How do I freeze my portions?’ I hear you ask. It’s entirely up to you. You could use ice cube trays, but they’re a bit fiddly, as well as being a bit small even for a Specs. I use little plastic pots – I got the last lot from Sainsburys in their Basics range – 10 for £2, which isn’t bad at all as they actually last quite a while. Plastic bags are good too, though you can’t really reuse them and they’re quite difficult to get the treats out, especially when you’re in a flip flap at puppy class.
Shop bought treats
Yes, confession time, I do use shop bought treats. Either because I acquire them for free (such as free samples) or because I have nothing else and I really can’t be bothered to cook anything.
However, as Jenny quite rightly points out, they’re really really expensive, and you really don’t know what’s gone into them. Here’s a price comparison for you:
|Aldi lamb half shoulder joint||Sainsburys liver||Pedigree Schmackos (Amazon.co.uk)|
And Schmackos are not the most expensive by a long way!
When to use your titbits
I mentioned above that I have my three types of titbits, so when do I use each of them?
Well, the shop bought ones I basically use when I have nothing else.
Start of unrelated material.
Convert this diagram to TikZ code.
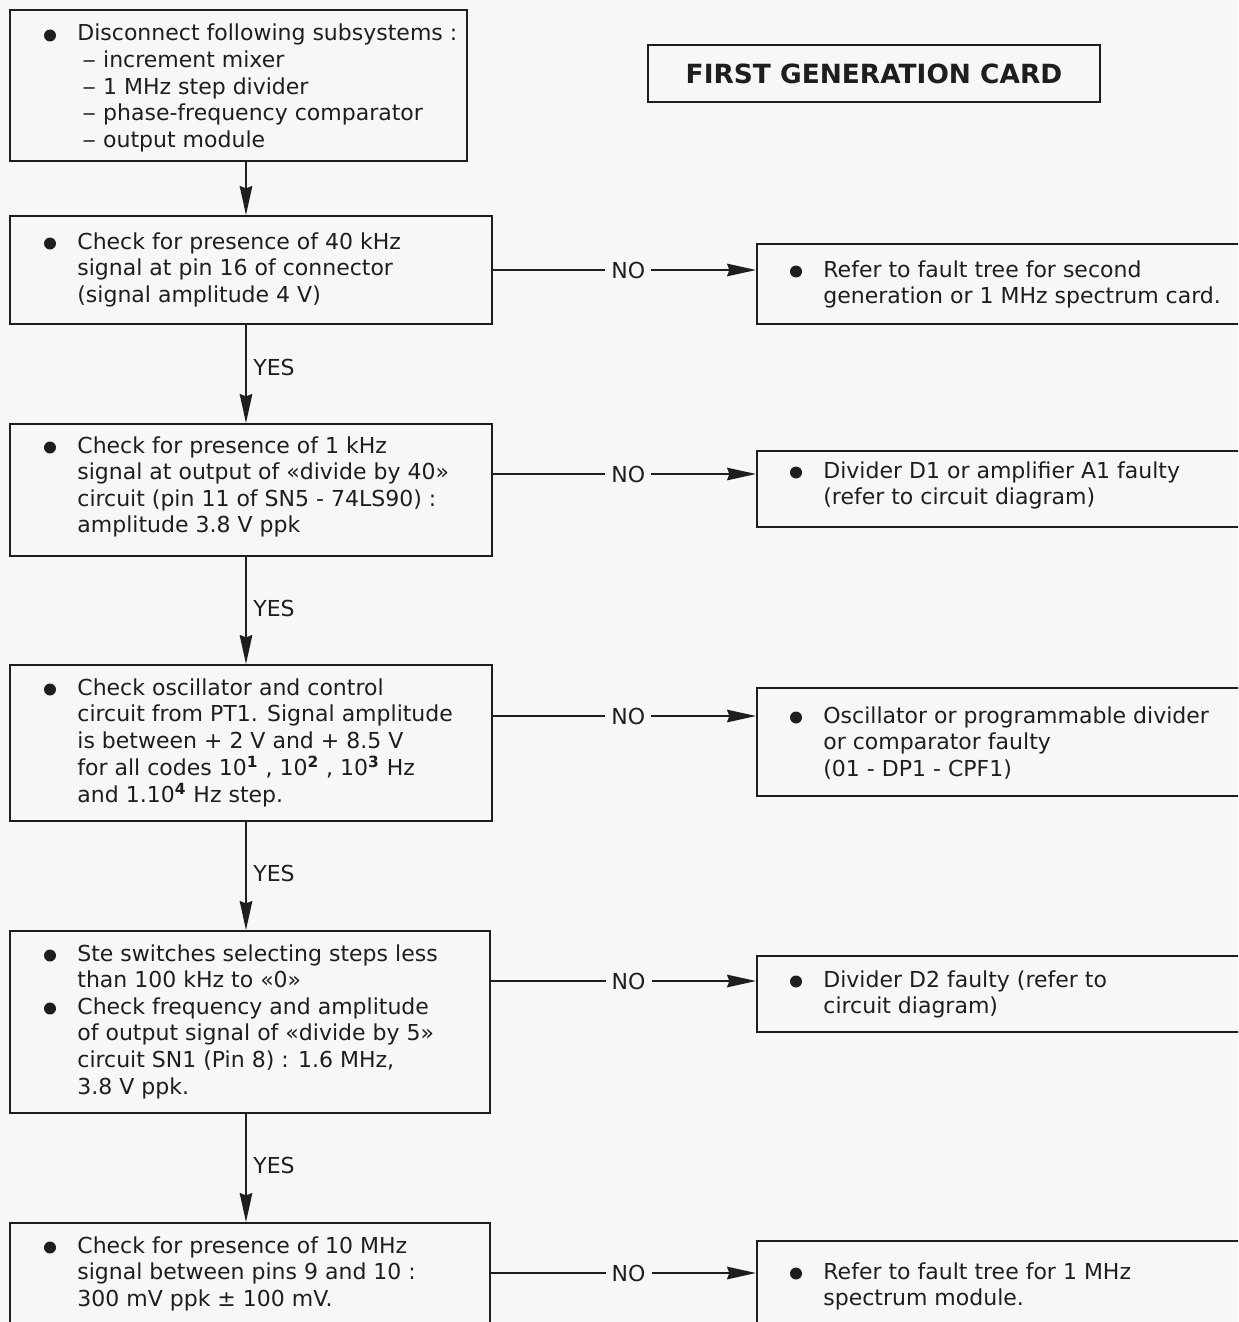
\documentclass[tikz,border=0pt]{standalone}
\usepackage{fontspec}
\usepackage{graphicx}
\setmainfont{DejaVu Sans}
\usetikzlibrary{arrows.meta}
\definecolor{paper}{RGB}{247,247,245}
\definecolor{ink}{RGB}{30,30,30}
\newcommand\ml[1]{\begin{tabular}[t]{@{}l@{}}#1\end{tabular}}
\newcommand\dsh{\hspace{2.5pt}\scalebox{1.25}[1]{–}\ }
\newcommand\sps[1]{\textsuperscript{\bfseries #1}}
\tikzset{
  box/.style={draw=ink, line width=0.8pt, rectangle, anchor=north west, inner sep=0pt},
  txt/.style={anchor=base west, inner sep=0pt, text=ink, font=\fontsize{11pt}{13.3pt}\selectfont},
  bul/.style={circle, fill=ink, inner sep=0pt, minimum size=6pt},
  arr/.style={draw=ink, line width=0.8pt, -{Stealth[length=14.5pt,width=6.3pt,inset=1.2pt]}},
  lbl/.style={text=ink, font=\fontsize{11pt}{13.3pt}\selectfont},
  nolbl/.style={fill=paper, inner xsep=3pt, inner ysep=1pt, text=ink, font=\fontsize{11pt}{13.3pt}\selectfont}
}
\begin{document}
\begin{tikzpicture}[x=0.5pt,y=-0.5pt]
\path[use as bounding box, fill=paper] (0,0) rectangle (1238,1322);
\clip (0,0) rectangle (1238,1322);

% title
\node (title) [box, anchor=center, minimum width=226pt, minimum height=28.5pt,
  font=\bfseries\fontsize{13.2pt}{16pt}\selectfont, text=ink] at (874,73.5) {FIRST GENERATION CARD};

% left boxes
\node (b1) [box, minimum width=228.5pt, minimum height=75.5pt] at (9,9) {};
\node (b2) [box, minimum width=241pt, minimum height=54pt] at (9,215) {};
\node (b3) [box, minimum width=241pt, minimum height=66pt] at (9,423) {};
\node (b4) [box, minimum width=241pt, minimum height=78pt] at (9,664) {};
\node (b5) [box, minimum width=240pt, minimum height=91pt] at (9,930) {};
\node (b6) [box, minimum width=240pt, minimum height=60pt] at (9,1222) {};

% right boxes
\node (r1) [box, minimum width=247pt, minimum height=40pt] at (756,243) {};
\node (r2) [box, minimum width=247pt, minimum height=38pt] at (756,450) {};
\node (r3) [box, minimum width=247pt, minimum height=54pt] at (756,687) {};
\node (r4) [box, minimum width=247pt, minimum height=38pt] at (756,955) {};
\node (r5) [box, minimum width=247pt, minimum height=50pt] at (756,1240) {};

% left texts
\node (bu1) [bul] at (50,35.5) {};
\node (t1) [txt] at (77,41) {\ml{Disconnect following subsystems :\\
\dsh increment mixer\\
\dsh 1 MHz step divider\\
\dsh phase-frequency comparator\\
\dsh output module}};

\node (bu2) [bul] at (50,243.5) {};
\node (t2) [txt] at (77,249) {\ml{Check for presence of 40 kHz\\
signal at pin 16 of connector\\
(signal amplitude 4 V)}};

\node (bu3) [bul] at (50,447.5) {};
\node (t3) [txt] at (77,453) {\ml{Check for presence of 1 kHz\\
signal at output of «divide by 40»\\
circuit (pin 11 of SN5 - 74LS90) :\\
amplitude 3.8 V ppk}};

\node (bu4) [bul] at (50,689.5) {};
\node (t4) [txt] at (77,695) {\ml{Check oscillator and control\\
circuit from PT1. Signal amplitude\\
is between + 2 V and + 8.5 V\\
for all codes 10\sps{1} , 10\sps{2} , 10\sps{3} Hz\\
and 1.10\sps{4} Hz step.}};

\node (bu5a) [bul] at (50,955.5) {};
\node (bu5b) [bul] at (50,1008.5) {};
\node (t5) [txt] at (77,961) {\ml{Ste switches selecting steps less\\
than 100 kHz to «0»\\
Check frequency and amplitude\\
of output signal of «divide by 5»\\
circuit SN1 (Pin 8) : 1.6 MHz,\\
3.8 V ppk.}};

\node (bu6) [bul] at (50,1247.5) {};
\node (t6) [txt] at (77,1253) {\ml{Check for presence of 10 MHz\\
signal between pins 9 and 10 :\\
300 mV ppk ± 100 mV.}};

% right texts
\node (rb1) [bul] at (796,271.5) {};
\node (rt1) [txt] at (823,277) {\ml{Refer to fault tree for second\\
generation or 1 MHz spectrum card.}};
\node (rb2) [bul] at (796,472.5) {};
\node (rt2) [txt] at (823,478) {\ml{Divider D1 or amplifier A1 faulty\\
(refer to circuit diagram)}};
\node (rb3) [bul] at (796,717.5) {};
\node (rt3) [txt] at (823,723) {\ml{Oscillator or programmable divider\\
or comparator faulty\\
(01 - DP1 - CPF1)}};
\node (rb4) [bul] at (796,981.5) {};
\node (rt4) [txt] at (823,987) {\ml{Divider D2 faulty (refer to\\
circuit diagram)}};
\node (rb5) [bul] at (796,1273.5) {};
\node (rt5) [txt] at (823,1279) {\ml{Refer to fault tree for 1 MHz\\
spectrum module.}};

% vertical connectors
\coordinate (ax) at (246,0);
\draw[arr] (b1.south -| ax) -- (b2.north -| ax);
\draw[arr] (b2.south -| ax) -- (b3.north -| ax);
\draw[arr] (b3.south -| ax) -- (b4.north -| ax);
\draw[arr] (b4.south -| ax) -- (b5.north -| ax);
\draw[arr] (b5.south -| ax) -- (b6.north -| ax);
\node (y1) [lbl, anchor=base west, inner sep=0pt] at (253,375) {YES};
\node (y2) [lbl, anchor=base west, inner sep=0pt] at (253,616) {YES};
\node (y3) [lbl, anchor=base west, inner sep=0pt] at (253,881) {YES};
\node (y4) [lbl, anchor=base west, inner sep=0pt] at (253,1173) {YES};

% horizontal connectors
\coordinate (n1) at (0,270);
\coordinate (n2) at (0,474);
\coordinate (n3) at (0,716);
\coordinate (n4) at (0,981);
\coordinate (n5) at (0,1273);
\draw[arr] (b2.east |- n1) -- node[nolbl, pos=0.515] (no1) {NO} (r1.west |- n1);
\draw[arr] (b3.east |- n2) -- node[nolbl, pos=0.515] (no2) {NO} (r2.west |- n2);
\draw[arr] (b4.east |- n3) -- node[nolbl, pos=0.515] (no3) {NO} (r3.west |- n3);
\draw[arr] (b5.east |- n4) -- node[nolbl, pos=0.52] (no4) {NO} (r4.west |- n4);
\draw[arr] (b6.east |- n5) -- node[nolbl, pos=0.52] (no5) {NO} (r5.west |- n5);
\end{tikzpicture}
\end{document}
They have the advantage of keeping for quite a long time so I nearly always have some knocking around in the pocket of my dog walking coat.
The kibble (ie Specs’ normal food) I also use when I’ve run out of the good stuff, but mostly I use it on walks. I never ever take Specs out after she’s had a full meal. The best time to take her out is actually when she’s due a meal, so she’s really really hungry. Then all you have to do is put her portion of kibble in your pocket, and give it to her as a reward when you’re out – for walking nicely on the lead, coming back when called, a training session in the park. There’s nothing like hunger and a handful of food to get your dog working at his peak!
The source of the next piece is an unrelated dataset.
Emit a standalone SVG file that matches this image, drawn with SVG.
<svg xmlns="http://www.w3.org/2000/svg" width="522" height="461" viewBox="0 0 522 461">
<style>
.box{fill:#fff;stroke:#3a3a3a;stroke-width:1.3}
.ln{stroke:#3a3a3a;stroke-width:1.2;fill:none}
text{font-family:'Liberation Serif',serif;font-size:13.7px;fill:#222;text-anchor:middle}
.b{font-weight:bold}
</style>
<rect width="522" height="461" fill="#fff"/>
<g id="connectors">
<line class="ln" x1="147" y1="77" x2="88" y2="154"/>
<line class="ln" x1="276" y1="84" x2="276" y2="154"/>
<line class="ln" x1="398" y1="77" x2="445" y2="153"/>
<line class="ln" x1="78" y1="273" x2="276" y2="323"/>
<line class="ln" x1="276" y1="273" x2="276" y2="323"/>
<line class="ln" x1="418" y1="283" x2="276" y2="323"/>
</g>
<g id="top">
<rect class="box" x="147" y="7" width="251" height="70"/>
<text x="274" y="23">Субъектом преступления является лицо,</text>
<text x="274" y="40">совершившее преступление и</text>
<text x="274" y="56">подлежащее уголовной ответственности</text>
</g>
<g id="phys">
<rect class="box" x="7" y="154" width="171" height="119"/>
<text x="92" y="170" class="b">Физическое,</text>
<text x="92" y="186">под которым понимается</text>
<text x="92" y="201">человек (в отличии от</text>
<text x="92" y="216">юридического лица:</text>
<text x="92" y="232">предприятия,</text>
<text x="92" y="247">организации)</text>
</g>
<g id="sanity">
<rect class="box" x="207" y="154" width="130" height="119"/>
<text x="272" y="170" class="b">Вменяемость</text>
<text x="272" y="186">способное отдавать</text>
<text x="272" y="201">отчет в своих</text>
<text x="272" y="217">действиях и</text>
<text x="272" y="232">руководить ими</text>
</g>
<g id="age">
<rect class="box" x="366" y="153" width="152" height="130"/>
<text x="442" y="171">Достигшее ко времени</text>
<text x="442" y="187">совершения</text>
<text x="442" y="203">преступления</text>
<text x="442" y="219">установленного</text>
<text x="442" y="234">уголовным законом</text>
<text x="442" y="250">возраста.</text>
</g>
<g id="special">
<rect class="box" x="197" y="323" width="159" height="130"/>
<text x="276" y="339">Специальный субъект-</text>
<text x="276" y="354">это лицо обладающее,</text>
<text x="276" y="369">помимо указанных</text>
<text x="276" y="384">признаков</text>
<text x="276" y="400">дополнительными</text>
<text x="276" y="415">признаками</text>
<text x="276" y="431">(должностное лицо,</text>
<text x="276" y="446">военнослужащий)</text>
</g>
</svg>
The good stuff (the home cooked meat) I keep for ‘special’. I’ll take some out on walks with me to make sure I reinforce that all-important recall (but not much – if you forget about it and leave it in your pocket it doesn’t take long to go really stinky), but most of it I keep for puppy class. Why puppy class? Well that’s when Specs is likely to have most distractions – all those lovely friends to play with. Again, I never ever ever feed her before puppy class, and I always go armed with the best possible treats – usually a mixture of lamb and liver. As Jenny keeps saying, ‘excellent treats give excellent results’.
How big should these titbits be?
Much smaller than you think they should be, for three reasons really –
- it’ll keep your costs down
- it’ll keep your dog working for longer. Once that tummy fills up you lose your key motivator, and
- it avoids the possibility of your puppy getting fat, which is actually quite a high risk given the amount of training you’re likely to be doing.
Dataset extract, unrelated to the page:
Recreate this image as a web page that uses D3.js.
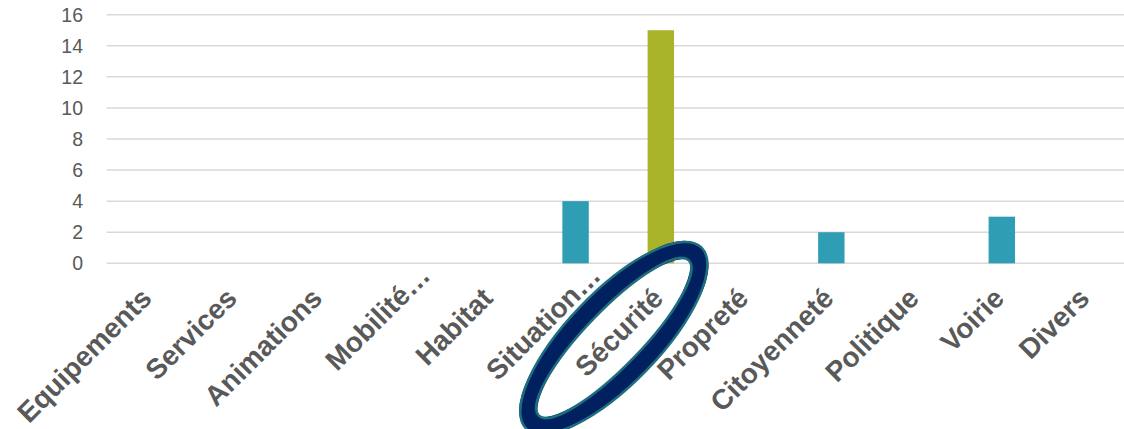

‘How small is small?’ I hear you ask. About the size of his toe pad, though if you have a tiny dog with really big feet you might want to adjust this (my little Islay was such a dog. I’ll have to tell you about her one day soon).
If your puppy is still hungry after the training session, that’s fine – just give him his usual food (but remember to adjust the portion depending on how many treats he’s had).
You can see Specs doing her fabulous speedy recalls elsewhere on this blog. She’s a pretty hungry puppy and there’s delicious food right there for the taking if she comes to her trainers straight away and quickly.
Shouldn’t she come back to me because she loves me? I know she loves me, she wants to be with me, cuddles up to me, but truth? That doesn’t have a lot to do with good training. Our dogs can love us a lot but still run away in the park. Daddy or chips? It’s chips every time. So, I love Specs and she loves me, but she still gets liver when she comes back to me in the park, and I get my cuddles when we snuggle up on the sofa to watch tv together.